- **Problem to solve**:
Repeat the material below exactly, with no pictures.

- **Dataset excerpt**:
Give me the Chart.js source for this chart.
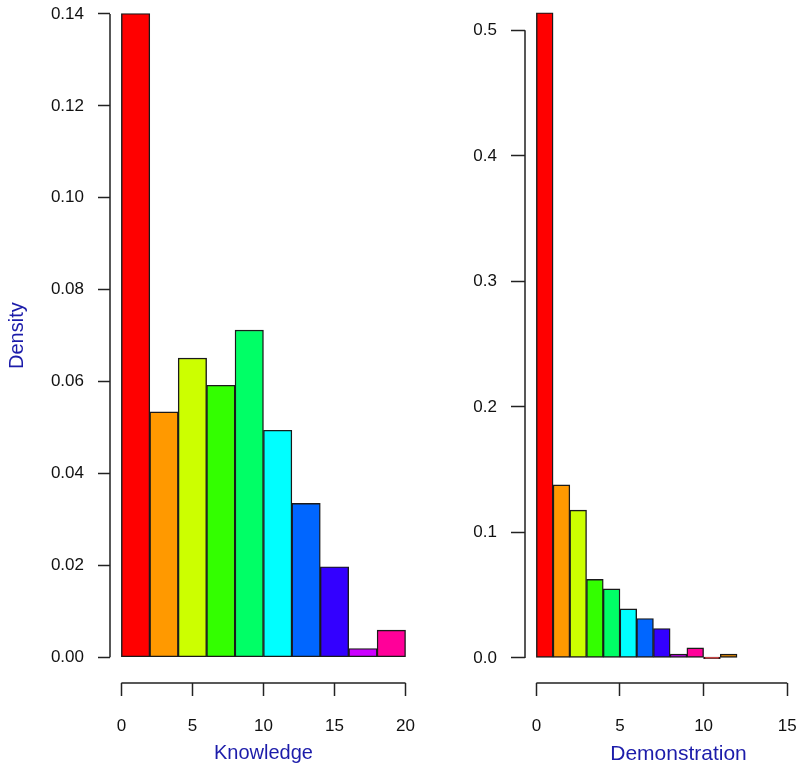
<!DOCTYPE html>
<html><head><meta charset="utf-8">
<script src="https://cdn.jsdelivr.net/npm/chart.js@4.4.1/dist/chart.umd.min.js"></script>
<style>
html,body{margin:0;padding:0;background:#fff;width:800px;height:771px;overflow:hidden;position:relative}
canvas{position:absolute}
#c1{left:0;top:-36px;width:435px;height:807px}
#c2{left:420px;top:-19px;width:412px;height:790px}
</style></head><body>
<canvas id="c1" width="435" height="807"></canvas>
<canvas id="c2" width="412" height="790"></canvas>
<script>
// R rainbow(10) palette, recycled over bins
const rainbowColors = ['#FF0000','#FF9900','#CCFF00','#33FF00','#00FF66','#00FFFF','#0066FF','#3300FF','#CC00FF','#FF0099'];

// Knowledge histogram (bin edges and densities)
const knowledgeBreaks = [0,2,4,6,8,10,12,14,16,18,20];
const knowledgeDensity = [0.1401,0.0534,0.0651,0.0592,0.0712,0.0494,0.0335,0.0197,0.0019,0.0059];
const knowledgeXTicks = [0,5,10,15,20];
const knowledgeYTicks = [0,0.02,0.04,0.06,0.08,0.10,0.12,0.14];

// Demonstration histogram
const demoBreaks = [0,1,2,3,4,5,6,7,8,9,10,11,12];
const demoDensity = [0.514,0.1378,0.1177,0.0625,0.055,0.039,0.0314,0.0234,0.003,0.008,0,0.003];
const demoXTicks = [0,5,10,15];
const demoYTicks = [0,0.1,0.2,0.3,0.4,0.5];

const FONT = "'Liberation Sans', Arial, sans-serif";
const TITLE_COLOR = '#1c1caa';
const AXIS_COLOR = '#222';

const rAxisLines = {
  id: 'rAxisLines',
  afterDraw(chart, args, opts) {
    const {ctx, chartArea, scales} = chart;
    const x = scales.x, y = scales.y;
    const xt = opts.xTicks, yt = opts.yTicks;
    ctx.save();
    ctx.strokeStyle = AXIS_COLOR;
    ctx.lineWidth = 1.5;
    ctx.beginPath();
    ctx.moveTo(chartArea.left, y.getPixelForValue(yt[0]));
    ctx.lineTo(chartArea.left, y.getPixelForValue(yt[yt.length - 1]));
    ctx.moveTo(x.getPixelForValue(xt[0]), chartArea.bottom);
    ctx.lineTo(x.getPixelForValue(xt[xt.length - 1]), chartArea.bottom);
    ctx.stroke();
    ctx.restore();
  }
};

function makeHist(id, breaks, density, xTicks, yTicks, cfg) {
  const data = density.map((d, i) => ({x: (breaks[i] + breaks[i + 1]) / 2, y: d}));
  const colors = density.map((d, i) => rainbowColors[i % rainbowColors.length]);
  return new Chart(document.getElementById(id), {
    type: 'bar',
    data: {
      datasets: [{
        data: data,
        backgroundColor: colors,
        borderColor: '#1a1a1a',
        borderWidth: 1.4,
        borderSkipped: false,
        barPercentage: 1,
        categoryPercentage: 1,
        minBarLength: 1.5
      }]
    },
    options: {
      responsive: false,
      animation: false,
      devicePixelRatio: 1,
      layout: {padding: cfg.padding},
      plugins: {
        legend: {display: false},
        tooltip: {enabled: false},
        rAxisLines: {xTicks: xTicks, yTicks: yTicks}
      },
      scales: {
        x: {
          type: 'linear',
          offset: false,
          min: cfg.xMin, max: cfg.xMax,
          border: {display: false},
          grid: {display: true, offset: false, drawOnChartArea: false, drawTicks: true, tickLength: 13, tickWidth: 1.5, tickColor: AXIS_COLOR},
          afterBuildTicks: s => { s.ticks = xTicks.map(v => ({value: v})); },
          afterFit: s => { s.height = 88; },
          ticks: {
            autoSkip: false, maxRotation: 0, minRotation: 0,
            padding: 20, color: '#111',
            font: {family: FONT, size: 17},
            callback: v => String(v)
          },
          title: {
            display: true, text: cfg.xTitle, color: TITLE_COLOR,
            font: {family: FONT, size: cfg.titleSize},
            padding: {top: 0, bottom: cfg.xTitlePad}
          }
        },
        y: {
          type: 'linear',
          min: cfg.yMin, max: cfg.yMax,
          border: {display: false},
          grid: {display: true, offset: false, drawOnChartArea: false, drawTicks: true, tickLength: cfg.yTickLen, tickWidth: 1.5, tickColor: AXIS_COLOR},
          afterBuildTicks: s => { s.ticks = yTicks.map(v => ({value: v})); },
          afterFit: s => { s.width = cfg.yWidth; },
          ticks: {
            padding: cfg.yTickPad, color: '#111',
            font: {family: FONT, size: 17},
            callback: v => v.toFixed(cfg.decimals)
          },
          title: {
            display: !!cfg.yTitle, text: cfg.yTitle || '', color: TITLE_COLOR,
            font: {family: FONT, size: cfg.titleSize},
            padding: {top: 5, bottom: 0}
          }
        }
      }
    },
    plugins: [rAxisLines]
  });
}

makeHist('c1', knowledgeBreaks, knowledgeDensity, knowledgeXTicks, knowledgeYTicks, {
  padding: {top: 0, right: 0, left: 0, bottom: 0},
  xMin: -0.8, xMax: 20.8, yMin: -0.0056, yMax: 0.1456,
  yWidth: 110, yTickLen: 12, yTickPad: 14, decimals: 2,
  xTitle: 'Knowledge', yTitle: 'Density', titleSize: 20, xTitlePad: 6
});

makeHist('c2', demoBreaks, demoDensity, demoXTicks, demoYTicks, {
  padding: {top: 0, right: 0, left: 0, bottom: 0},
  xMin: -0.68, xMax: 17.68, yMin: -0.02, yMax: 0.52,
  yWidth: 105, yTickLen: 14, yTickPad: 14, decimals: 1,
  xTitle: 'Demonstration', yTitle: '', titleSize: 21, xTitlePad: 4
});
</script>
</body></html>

- **Exercise response**:
Give me the Chart.js source for this chart.
<!DOCTYPE html>
<html><head><meta charset="utf-8">
<script src="https://cdn.jsdelivr.net/npm/chart.js@4.4.1/dist/chart.umd.min.js"></script>
<style>
html,body{margin:0;padding:0;background:#fff;width:800px;height:771px;overflow:hidden;position:relative}
canvas{position:absolute}
#c1{left:0;top:-36px;width:435px;height:807px}
#c2{left:420px;top:-19px;width:412px;height:790px}
</style></head><body>
<canvas id="c1" width="435" height="807"></canvas>
<canvas id="c2" width="412" height="790"></canvas>
<script>
// R rainbow(10) palette, recycled over bins
const rainbowColors = ['#FF0000','#FF9900','#CCFF00','#33FF00','#00FF66','#00FFFF','#0066FF','#3300FF','#CC00FF','#FF0099'];

// Knowledge histogram (bin edges and densities)
const knowledgeBreaks = [0,2,4,6,8,10,12,14,16,18,20];
const knowledgeDensity = [0.1401,0.0534,0.0651,0.0592,0.0712,0.0494,0.0335,0.0197,0.0019,0.0059];
const knowledgeXTicks = [0,5,10,15,20];
const knowledgeYTicks = [0,0.02,0.04,0.06,0.08,0.10,0.12,0.14];

// Demonstration histogram
const demoBreaks = [0,1,2,3,4,5,6,7,8,9,10,11,12];
const demoDensity = [0.514,0.1378,0.1177,0.0625,0.055,0.039,0.0314,0.0234,0.003,0.008,0,0.003];
const demoXTicks = [0,5,10,15];
const demoYTicks = [0,0.1,0.2,0.3,0.4,0.5];

const FONT = "'Liberation Sans', Arial, sans-serif";
const TITLE_COLOR = '#1c1caa';
const AXIS_COLOR = '#222';

const rAxisLines = {
  id: 'rAxisLines',
  afterDraw(chart, args, opts) {
    const {ctx, chartArea, scales} = chart;
    const x = scales.x, y = scales.y;
    const xt = opts.xTicks, yt = opts.yTicks;
    ctx.save();
    ctx.strokeStyle = AXIS_COLOR;
    ctx.lineWidth = 1.5;
    ctx.beginPath();
    ctx.moveTo(chartArea.left, y.getPixelForValue(yt[0]));
    ctx.lineTo(chartArea.left, y.getPixelForValue(yt[yt.length - 1]));
    ctx.moveTo(x.getPixelForValue(xt[0]), chartArea.bottom);
    ctx.lineTo(x.getPixelForValue(xt[xt.length - 1]), chartArea.bottom);
    ctx.stroke();
    ctx.restore();
  }
};

function makeHist(id, breaks, density, xTicks, yTicks, cfg) {
  const data = density.map((d, i) => ({x: (breaks[i] + breaks[i + 1]) / 2, y: d}));
  const colors = density.map((d, i) => rainbowColors[i % rainbowColors.length]);
  return new Chart(document.getElementById(id), {
    type: 'bar',
    data: {
      datasets: [{
        data: data,
        backgroundColor: colors,
        borderColor: '#1a1a1a',
        borderWidth: 1.4,
        borderSkipped: false,
        barPercentage: 1,
        categoryPercentage: 1,
        minBarLength: 1.5
      }]
    },
    options: {
      responsive: false,
      animation: false,
      devicePixelRatio: 1,
      layout: {padding: cfg.padding},
      plugins: {
        legend: {display: false},
        tooltip: {enabled: false},
        rAxisLines: {xTicks: xTicks, yTicks: yTicks}
      },
      scales: {
        x: {
          type: 'linear',
          offset: false,
          min: cfg.xMin, max: cfg.xMax,
          border: {display: false},
          grid: {display: true, offset: false, drawOnChartArea: false, drawTicks: true, tickLength: 13, tickWidth: 1.5, tickColor: AXIS_COLOR},
          afterBuildTicks: s => { s.ticks = xTicks.map(v => ({value: v})); },
          afterFit: s => { s.height = 88; },
          ticks: {
            autoSkip: false, maxRotation: 0, minRotation: 0,
            padding: 20, color: '#111',
            font: {family: FONT, size: 17},
            callback: v => String(v)
          },
          title: {
            display: true, text: cfg.xTitle, color: TITLE_COLOR,
            font: {family: FONT, size: cfg.titleSize},
            padding: {top: 0, bottom: cfg.xTitlePad}
          }
        },
        y: {
          type: 'linear',
          min: cfg.yMin, max: cfg.yMax,
          border: {display: false},
          grid: {display: true, offset: false, drawOnChartArea: false, drawTicks: true, tickLength: cfg.yTickLen, tickWidth: 1.5, tickColor: AXIS_COLOR},
          afterBuildTicks: s => { s.ticks = yTicks.map(v => ({value: v})); },
          afterFit: s => { s.width = cfg.yWidth; },
          ticks: {
            padding: cfg.yTickPad, color: '#111',
            font: {family: FONT, size: 17},
            callback: v => v.toFixed(cfg.decimals)
          },
          title: {
            display: !!cfg.yTitle, text: cfg.yTitle || '', color: TITLE_COLOR,
            font: {family: FONT, size: cfg.titleSize},
            padding: {top: 5, bottom: 0}
          }
        }
      }
    },
    plugins: [rAxisLines]
  });
}

makeHist('c1', knowledgeBreaks, knowledgeDensity, knowledgeXTicks, knowledgeYTicks, {
  padding: {top: 0, right: 0, left: 0, bottom: 0},
  xMin: -0.8, xMax: 20.8, yMin: -0.0056, yMax: 0.1456,
  yWidth: 110, yTickLen: 12, yTickPad: 14, decimals: 2,
  xTitle: 'Knowledge', yTitle: 'Density', titleSize: 20, xTitlePad: 6
});

makeHist('c2', demoBreaks, demoDensity, demoXTicks, demoYTicks, {
  padding: {top: 0, right: 0, left: 0, bottom: 0},
  xMin: -0.68, xMax: 17.68, yMin: -0.02, yMax: 0.52,
  yWidth: 105, yTickLen: 14, yTickPad: 14, decimals: 1,
  xTitle: 'Demonstration', yTitle: '', titleSize: 21, xTitlePad: 4
});
</script>
</body></html>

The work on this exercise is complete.